The question in this case is then: does rapid scaling inherently build a toxic environment, and if not, how can we most strongly steer clear of this type of situation?
Do the ends justify the means?
Ultimately, what I keep wondering with climate-tech startups, is – is this the post-climate change world we want to create? If we can use such a dysfunctional system to create systemic, disruptive change for good, should we? And if not, what are the alternatives? Can the system that creates billionaires work without the toxic billionaires? Can we have the same results without the destructive process used to get there? Are there ways to scale such solutions in a more humanistic, inclusive manner?
Maybe such a solution could also revisit the profit and investment dynamic, offering alternative mechanisms to fund solutions that don't necessarily generate monetary returns (even if they produce a net good for humanity). There are hopeful signs – I mentioned B-Corps and alternative organisational or ownership structures – though whether these are enough remains to be seen. An increased focus on diversity and inclusion of late in startups is also a definite boon. With a more diverse range of viewpoints and backgrounds present in a company (ideally including the founding team), hopefully many of the more problematic behaviours can be headed off at the pass.
However, any such efforts do not exist in a vacuum. The startup ecosystem is a vast machine, and it has huge inertia. The further one rocks the boat, the harder the journey will be, and the lower the chances of success. Moving into climate tech is often a big leap from the norm in many cases, and if you mix in novel company structures and more diverse teams, that can often be enough to nix a company's chances before it even begins.
It comes down to the eternal question in climate change — do we fix the symptoms of climate change within the current system — the CO2, the heating, the sea level rise — or do we fix the system that created these problems in the first place? The latter offers the potential to help correct inequalities of so many kinds and create a more equitable world for all. However, replacing a system so entrenched makes the already formidable task of slowing and halting climate change yet more vast. The ultimate answer is unclear. It seems likely, given the messiness of the complex world we live in, the final answer may be a little of one, a little of the other. But not to think bigger, to try and figure out what that alternative world might look like — that would be madness.

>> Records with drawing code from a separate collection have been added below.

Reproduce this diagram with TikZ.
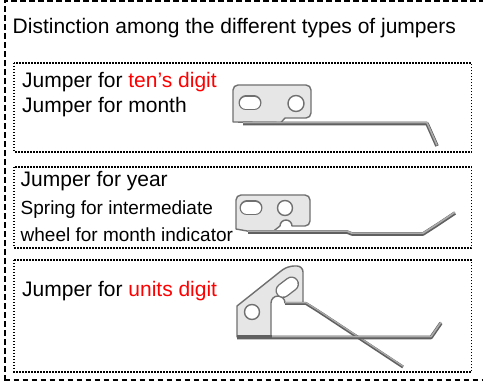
\documentclass[tikz,border=0pt]{standalone}
\usepackage{fontspec}
\setmainfont{Liberation Sans}

\definecolor{platefill}{HTML}{E6E6E6}
\definecolor{plateline}{HTML}{707070}
\definecolor{wiregray}{HTML}{ABABAB}
\definecolor{wiredark}{HTML}{606060}

\tikzset{
	txt/.style={anchor=base west, inner sep=0pt, font=\fontsize{21pt}{25pt}\selectfont},
	smalltxt/.style={txt, font=\fontsize{19pt}{23pt}\selectfont},
	kindbox/.style={draw, line width=1.8pt, dash pattern=on 1.5pt off 1.5pt},
	outerbox/.style={draw, line width=2pt, dash pattern=on 5.5pt off 3.5pt},
	plate/.style={fill=platefill, draw=plateline, line width=1.4pt, line join=round},
	hole/.style={fill=white, draw=plateline, line width=1.4pt},
	wire/.style={draw=wiredark, line width=3.6pt, line join=round},
	wirelight/.style={draw=wiregray, line width=1.6pt, line join=round, yshift=0.8pt},
}

% oblong hole between two centres
\newcommand{\slothole}[2]{
	\draw[plateline, line width=15pt, line cap=round] #1 -- #2;
	\draw[white, line width=12.2pt, line cap=round] #1 -- #2;
}

\begin{document}
\begin{tikzpicture}[x=1pt, y=-1pt]
	\def\xl{14}    % left edge of the boxes
	\def\xr{471.5} % right edge of the boxes
	
	\useasboundingbox (0,0) rectangle (483,382);
	\fill[white] (0,0) rectangle (483,382);
	\draw[outerbox] (4.5,381) -- (4.5,0.8) -- (495,0.8);
	\draw[outerbox] (4.5,380) -- (495,380);
	
	% one dotted box per kind of jumper
	\foreach \ytop/\ybot in {63/152, 167/248, 260/372} {
		\draw[kindbox] (\xl,\ytop) rectangle (\xr,\ybot);
	}
	
	\node[txt] (title) at (12.5,34) {Distinction among the different types of jumpers};
	
	\node[txt] (tens) at (22,88) {Jumper for \textcolor{red}{ten’s digit}};
	\node[txt] (month) at (22,113) {Jumper for month};
	
	\node[txt] (year) at (20.5,187) {Jumper for year};
	\node[smalltxt] (spring) at (20.5,214.5) {Spring for intermediate};
	\node[smalltxt] (wheel) at (20.5,241.5) {wheel for month indicator};
	
	\node[txt] (units) at (22,297) {Jumper for \textcolor{red}{units digit}};
	
	% jumper for ten's digit / month
	\draw[plate] (233,122) [rounded corners=5] -- (233,85) -- (311,85) -- (311,118)
		[sharp corners] -- (285,118) -- (281,122.5) -- cycle;
	\slothole{(246,103)}{(254,103)}
	\draw[hole] (296,103.5) circle (8);
	\draw[wire] (243,123.5) -- (427,123.5) -- (437,146);
	\draw[wirelight] (243,123.5) -- (427,123.5) -- (437,146);
	
	% jumper for year
	\draw[plate] (236,229) [rounded corners=5] -- (236,195) -- (310,195) -- (310,226)
		[sharp corners] -- (292,226) arc[start angle=0, end angle=-180, radius=6]
		-- (273,231.5) -- (250,231.5) -- cycle;
	\slothole{(247,208)}{(255,208)}
	\draw[hole] (285,208) circle (7.5);
	\draw[wire] (248,232) -- (347,232) -- (352,234) -- (423,234) -- (437,225) -- (455,213);
	\draw[wirelight] (248,232) -- (347,232) -- (352,234) -- (423,234) -- (437,225) -- (455,213);
	
	% jumper for units digit
	\draw[plate] (237,337) -- (237,306) -- (281,271) [rounded corners=6] -- (288,266) -- (303,266)
		[sharp corners] -- (303,303) -- (285,303) arc[start angle=0, end angle=-180, radius=7]
		-- (271,337) -- cycle;
	\slothole{(283,290.5)}{(291.5,284)}
	\draw[hole] (252,312) circle (7.5);
	\draw[wire, line width=3pt] (285,303.5) -- (306,303.5) -- (318,311) -- (403,367);
	\draw[wirelight, line width=1.2pt] (285,303.5) -- (306,303.5) -- (318,311) -- (403,367);
	\draw[wire] (237,337.5) -- (431,337.5) -- (441,323);
	\draw[wirelight] (272,337.5) -- (431,337.5) -- (441,323);
	\draw[wiredark, line width=4pt] (237,337.5) -- (272,337.5);
\end{tikzpicture}
\end{document}
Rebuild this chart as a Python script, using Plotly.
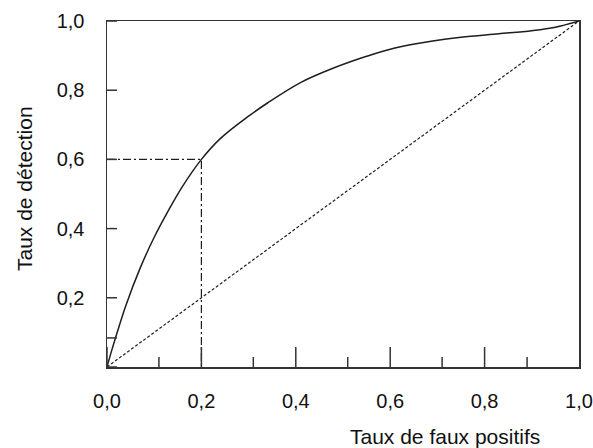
import plotly.graph_objects as go

# ROC curve
roc_x = [0.0, 0.01, 0.02, 0.04, 0.07, 0.1, 0.13, 0.16, 0.2, 0.24, 0.3, 0.34, 0.41, 0.48, 0.55, 0.61, 0.69, 0.75, 0.83, 0.9, 0.95, 1.0]
roc_y = [0.0, 0.048, 0.093, 0.178, 0.285, 0.375, 0.452, 0.522, 0.6, 0.66, 0.725, 0.763, 0.822, 0.864, 0.898, 0.922, 0.942, 0.953, 0.963, 0.972, 0.982, 1.0]

# chance diagonal
diag_x = [0.0, 1.0]
diag_y = [0.0, 1.0]

# operating point
op_x = 0.2
op_y = 0.6

# ticks
x_major = [0.0, 0.2, 0.4, 0.6, 0.8, 1.0]
x_labels = ["0,0", "0,2", "0,4", "0,6", "0,8", "1,0"]
x_minor = [0.11, 0.31, 0.51, 0.71, 0.89]
y_major = [0.0, 0.2, 0.4, 0.6, 0.8, 1.0]
y_labels = ["", "0,2", "0,4", "0,6", "0,8", "1,0"]
y_minor = [0.084]

x_title = "Taux de faux positifs"
y_title = "Taux de détection"

INK = "#1e1e1e"
AX = "#333333"
FONT = "Liberation Sans, Arial, sans-serif"

fig = go.Figure()

fig.add_trace(go.Scatter(x=diag_x, y=diag_y, mode="lines",
                         line=dict(color=INK, width=1.2, dash="3px,2px"),
                         hoverinfo="skip"))
fig.add_trace(go.Scatter(x=[0.0, op_x, op_x], y=[op_y, op_y, 0.0], mode="lines",
                         line=dict(color=INK, width=1.2, dash="8px,3px,2px,3px"),
                         hoverinfo="skip"))
fig.add_trace(go.Scatter(x=roc_x, y=roc_y, mode="lines",
                         line=dict(color=INK, width=1.5, shape="spline", smoothing=1.0),
                         hoverinfo="skip"))

shapes = []
# x ticks: major go 20px up and 10px down, minor 10px each way
for v in x_major[:-1]:
    shapes.append(dict(type="line", xref="x", yref="y", ysizemode="pixel", yanchor=0,
                       x0=v, x1=v, y0=-10, y1=20, line=dict(color=AX, width=1.5)))
for v in x_minor:
    shapes.append(dict(type="line", xref="x", yref="y", ysizemode="pixel", yanchor=0,
                       x0=v, x1=v, y0=-10, y1=10, line=dict(color=AX, width=1.5)))
for v in y_major + y_minor:
    shapes.append(dict(type="line", xref="x", yref="y", xsizemode="pixel", xanchor=0,
                       x0=-10, x1=10, y0=v, y1=v, line=dict(color=AX, width=1.5)))
# y axis extension below 0
shapes.append(dict(type="line", xref="x", yref="y", ysizemode="pixel", yanchor=0,
                   x0=0, x1=0, y0=-10, y1=0, line=dict(color=AX, width=1.5)))

fig.update_layout(
    width=593, height=448,
    margin=dict(l=107, r=14, t=21, b=81, autoexpand=False),
    paper_bgcolor="white", plot_bgcolor="white",
    showlegend=False,
    hovermode=False,
    font=dict(family=FONT, size=20, color="#111111"),
    shapes=shapes,
    xaxis=dict(range=[0, 1], tickvals=x_major, ticktext=x_labels,
               ticks="outside", ticklen=15, tickcolor="rgba(0,0,0,0)",
               showgrid=False, zeroline=False, showline=True, linecolor=AX,
               linewidth=1.5, mirror=True, fixedrange=True, automargin=False),
    yaxis=dict(range=[0, 1], tickvals=y_major, ticktext=y_labels,
               ticks="outside", ticklen=17, tickcolor="rgba(0,0,0,0)",
               showgrid=False, zeroline=False, showline=True, linecolor=AX,
               linewidth=1.5, mirror=True, fixedrange=True, automargin=False),
    annotations=[
        dict(text=x_title, xref="paper", yref="paper", x=0.716, y=-0.202,
             showarrow=False, font=dict(size=21), xanchor="center", yanchor="middle"),
        dict(text=y_title, xref="paper", yref="paper", x=-0.176, y=0.517,
             showarrow=False, font=dict(size=21), textangle=-90,
             xanchor="center", yanchor="middle"),
    ],
)

fig.write_html(
    "out.html",
    config={"displayModeBar": False, "staticPlot": True},
    post_script="document.body.style.margin='0';document.body.style.overflow='hidden';",
)
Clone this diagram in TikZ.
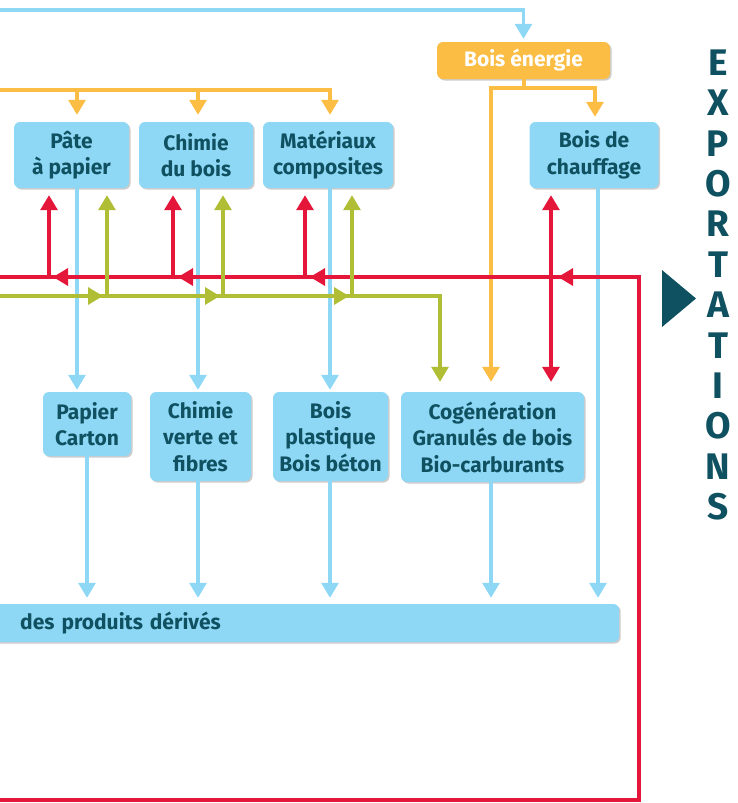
\documentclass[tikz,border=0pt]{standalone}
\usepackage{fontspec}
\setmainfont{Fira Sans}
\usetikzlibrary{arrows.meta,shadows}

\definecolor{bleu}{HTML}{8ED8F6}
\definecolor{jaune}{HTML}{FBBD44}
\definecolor{rouge}{HTML}{E4173A}
\definecolor{vert}{HTML}{AFBE35}
\definecolor{encre}{HTML}{0F5160}

\tikzset{
  boite/.style={fill=bleu,rounded corners=6pt,text=encre,align=center,inner sep=0pt,
    font=\bfseries\fontsize{21}{26.5}\selectfont,
    drop shadow={shadow xshift=1.5pt,shadow yshift=-1.5pt,opacity=.2,fill=black}},
  trait/.style={line width=3.2pt},
  fleche/.style={trait,-{Triangle[width=17pt,length=15pt]}},
  lettre/.style={text=encre,font=\bfseries\fontsize{37}{37}\selectfont,inner sep=0pt}
}

\begin{document}
\begin{tikzpicture}[x=1pt,y=-1pt]
  \useasboundingbox (0,0) rectangle (737,803);

  % boites
  \node[boite,fill=jaune,text=white,minimum width=173pt,minimum height=37pt] (energie) at (523.5,60.5) {Bois énergie};
  \node[boite,minimum width=115pt,minimum height=66pt] (pate) at (71.5,155) {Pâte\\à papier};
  \node[boite,minimum width=114pt,minimum height=66pt] (chimie) at (196,155) {Chimie\\du bois};
  \node[boite,minimum width=130pt,minimum height=66pt] (materiaux) at (328,155) {Matériaux\\composites};
  \node[boite,minimum width=129pt,minimum height=66pt] (chauffage) at (594,155) {Bois de\\chauffage};
  \node[boite,minimum width=88pt,minimum height=64pt] (papier) at (87,424) {Papier\\Carton};
  \node[boite,minimum width=101pt,minimum height=89pt] (verte) at (200.5,436.5) {Chimie\\verte et\\fibres};
  \node[boite,minimum width=115pt,minimum height=89pt] (plastique) at (330.5,436.5) {Bois\\plastique\\Bois béton};
  \node[boite,minimum width=183pt,minimum height=90pt] (cogen) at (492.5,437) {Cogénération\\Granulés de bois\\Bio-carburants};
  \node[boite,anchor=west,minimum height=38pt,text width=569pt,inner xsep=30pt,align=left] (derives) at (-10,623) {des produits dérivés};

  \foreach \l [count=\i] in {E,X,P,O,R,T,A,T,I,O,N,S}
    \node[lettre] (export\i) at (718,62.5+40.4*\i-40.4) {\l};
  \fill[encre] (662,270) -- (696,298.5) -- (662,327) -- cycle;

  % bleu
  \coordinate (entree) at (-5,10);
  \draw[fleche,bleu,shorten >=3pt] (entree) -| (energie.north);
  \foreach \n/\m/\x in {pate/papier/77,chimie/verte/198,materiaux/plastique/330}
    \draw[fleche,bleu,shorten >=2pt] (\n.south -| \x,0) -- (\m.north -| \x,0);
  \foreach \n/\x in {papier/87,verte/198,plastique/330,cogen/491,chauffage/598}
    \draw[fleche,bleu,shorten >=6pt] (\n.south -| \x,0) -- (derives.north -| \x,0);

  % jaune
  \coordinate (bois) at (-5,90);
  \coordinate (ej) at (524,88);
  \coordinate (ejg) at (491,88);
  \coordinate (ejd) at (595,88);
  \draw[trait,jaune] (bois) -- (331.6,90);
  \foreach \n/\x in {pate/77,chimie/198,materiaux/330}
    \draw[fleche,jaune,shorten >=7pt] (\x,90) -- (\n.north -| \x,0);
  \draw[trait,jaune] (energie.south -| ej) -- (ej);
  \draw[fleche,jaune,shorten >=5pt] (ej) -- (ejd) -- (chauffage.north -| ejd);
  \draw[fleche,jaune,shorten >=10pt] (ej) -- (ejg) -- (cogen.north -| ejg);

  % rouge
  \coordinate (r0) at (-5,277);
  \coordinate (r1) at (639,277);
  \coordinate (r2) at (639,800);
  \coordinate (r3) at (-5,800);
  \draw[trait,rouge] (r3) -- (r2) -- (r1) -- (r0);
  \foreach \x in {53,178,310,558}
    \draw[fleche,rouge] (\x+16,277) -- (\x,277);
  \foreach \x in {49,173,305}
    \draw[fleche,rouge,shorten >=7pt] (\x,277) -- (pate.south -| \x,0);
  \draw[trait,rouge,{Triangle[width=17pt,length=15pt]}-{Triangle[width=17pt,length=15pt]},shorten <=7pt,shorten >=10pt]
    (chauffage.south -| 551,0) -- (cogen.north -| 551,0);

  % vert
  \coordinate (v0) at (-5,296);
  \draw[fleche,vert,shorten >=10pt] (v0) -| (cogen.north -| 440,0);
  \foreach \x in {103,220,349}
    \draw[fleche,vert] (\x-16,296) -- (\x,296);
  \foreach \x in {107,223,352}
    \draw[fleche,vert,shorten >=7pt] (\x,296) -- (pate.south -| \x,0);
\end{tikzpicture}
\end{document}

There are many other problems touched on here, and discussions and arguments to be made on so many aspects of capitalism, wealth, startup structure, growth, companies, competition and more. However, hopefully this proves a jumping-off point for further questions and discussions. Yes, we need to act on the climate. But I think there's also value in making sure we act in the right way, and don't end up perpetuating harm in the name of preventing it.